Deb Malewski

Contributing Writer


Ryan Perritt started a Gypsy wagon business in Eaton Rapids in 2016. He builds these colorful wagons both for decorative use and for actual camping, using house construction standards. The workshop for this business, Bateman Gypsy Wagons, is located on his family’s Centennial Farm on Barnes Road in Aurelius Township.

What is a gypsy wagon? Also known as a vardo, it is a traditional horse-drawn wagon used by British Romani people as their home. Online sources say that, “the British Romani tradition of the vardo is seen as a high cultural point of both artistic design and a masterpiece of woodcrafters art.”
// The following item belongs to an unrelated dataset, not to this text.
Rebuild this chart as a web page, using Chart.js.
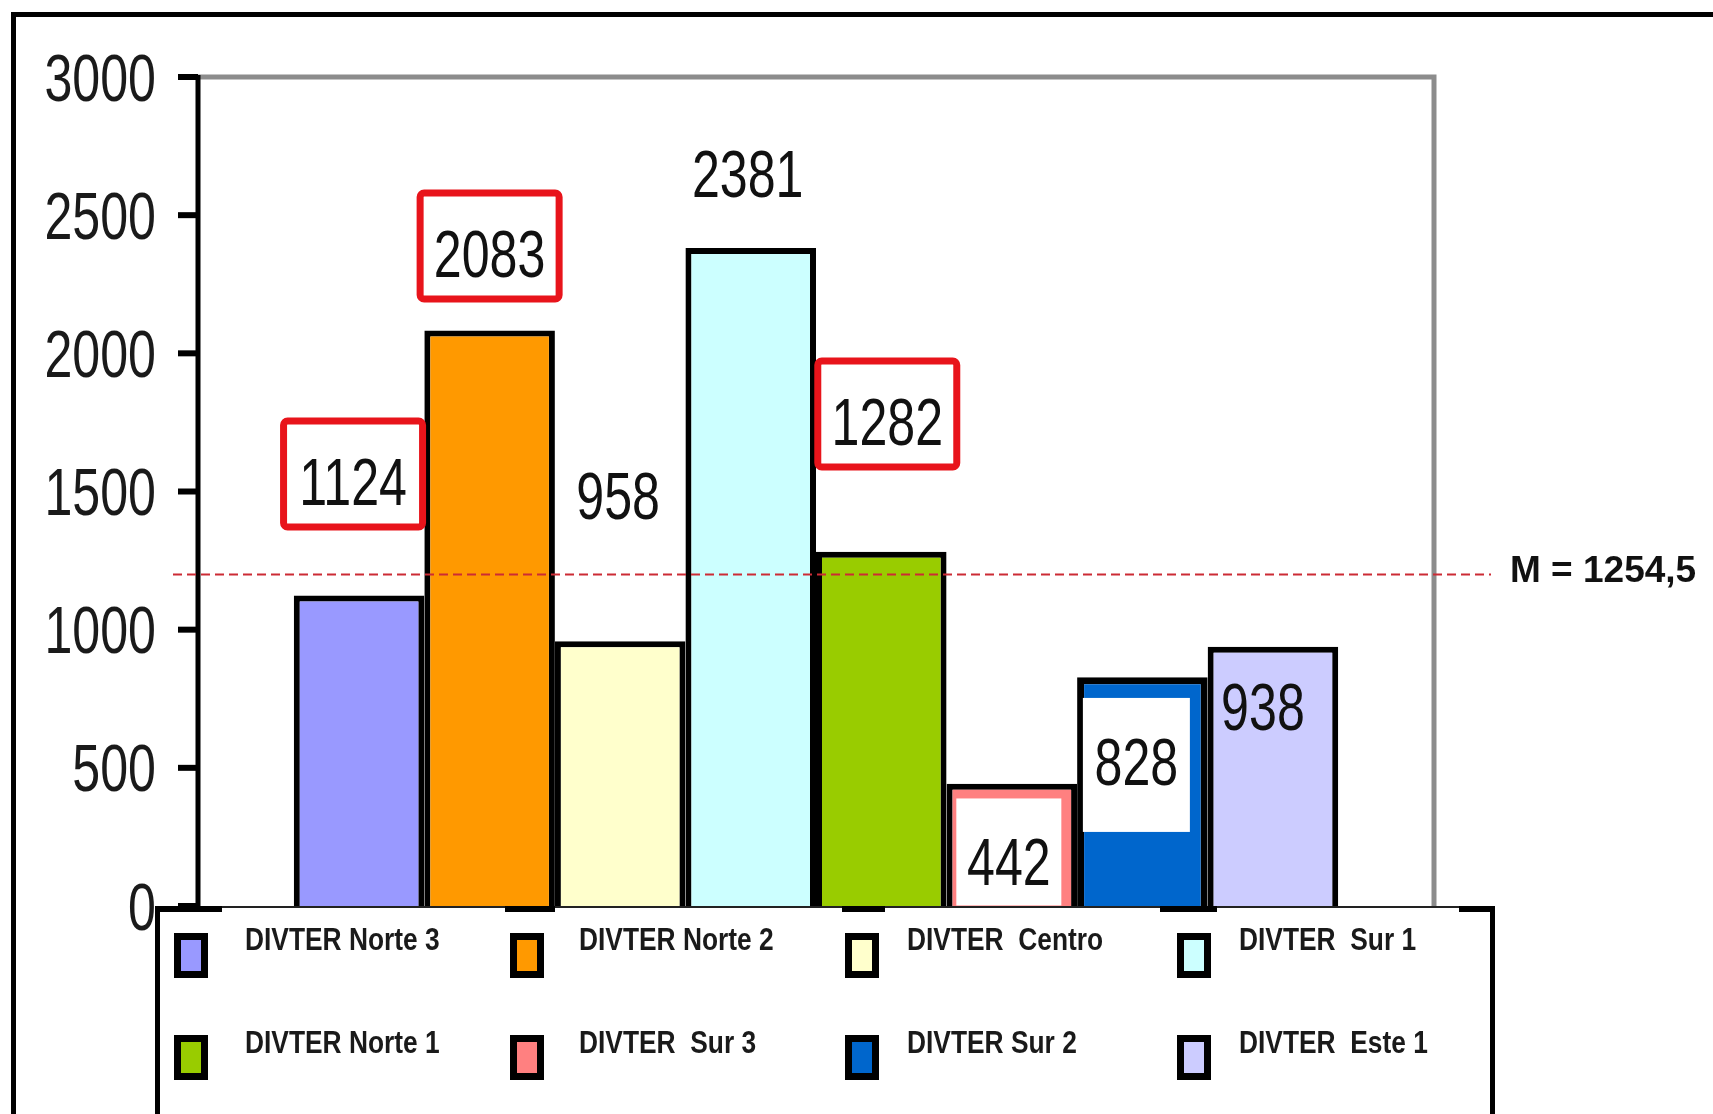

As an exchange student in the 1990s, Perritt saw Gypsy wagons in Europe. Those colorful images stayed in his mind. In 2004 he graduated from the Michigan Institute of Aeronautics and later started a flooring company. A perfectionist, he also did fine carpentry and cabinetry, which he learned as a child from his grandfather Strong Bateman, a 1949 graduate of Eaton Rapids High School. Perritt named the business in honor of his grandfather.

The first wagon he built was designed without blueprints. He based it on aircraft design and from photos. His friends in Great Britain sent him photos and paint chips to help him in the wagon decoration, and online videos helped him in the construction. His goal is to give the wagons the true characteristics of a gypsy wagon, with Old World charm, quality, and historical flavor.

The average wagon takes over four months to build, and range in price from $18,000 to $24,000, based on amenities.

He currently is constructing two versions of the wagons. There is a smaller one, about ¼ scale, that is mostly for garden decoration, or perhaps for a child’s playhouse. But the larger wagons can actually be used for year-round camping and come complete with heating, cooling, and appliances. The wagon is 12-foot long, with an overhang making it closer to 14 feet and is carried on a tandem axle trailer.

“Never in my adult life have I seen people so giddy and happy as when they see these wagons. They climb into them and heap praise,” said Perritt.

Perritt is assisted in the construction of the wagons by Jack Dykstra and Kim Harris.

“I’ve been living and breathing this for years; finally, everything is falling into place,” said Perritt.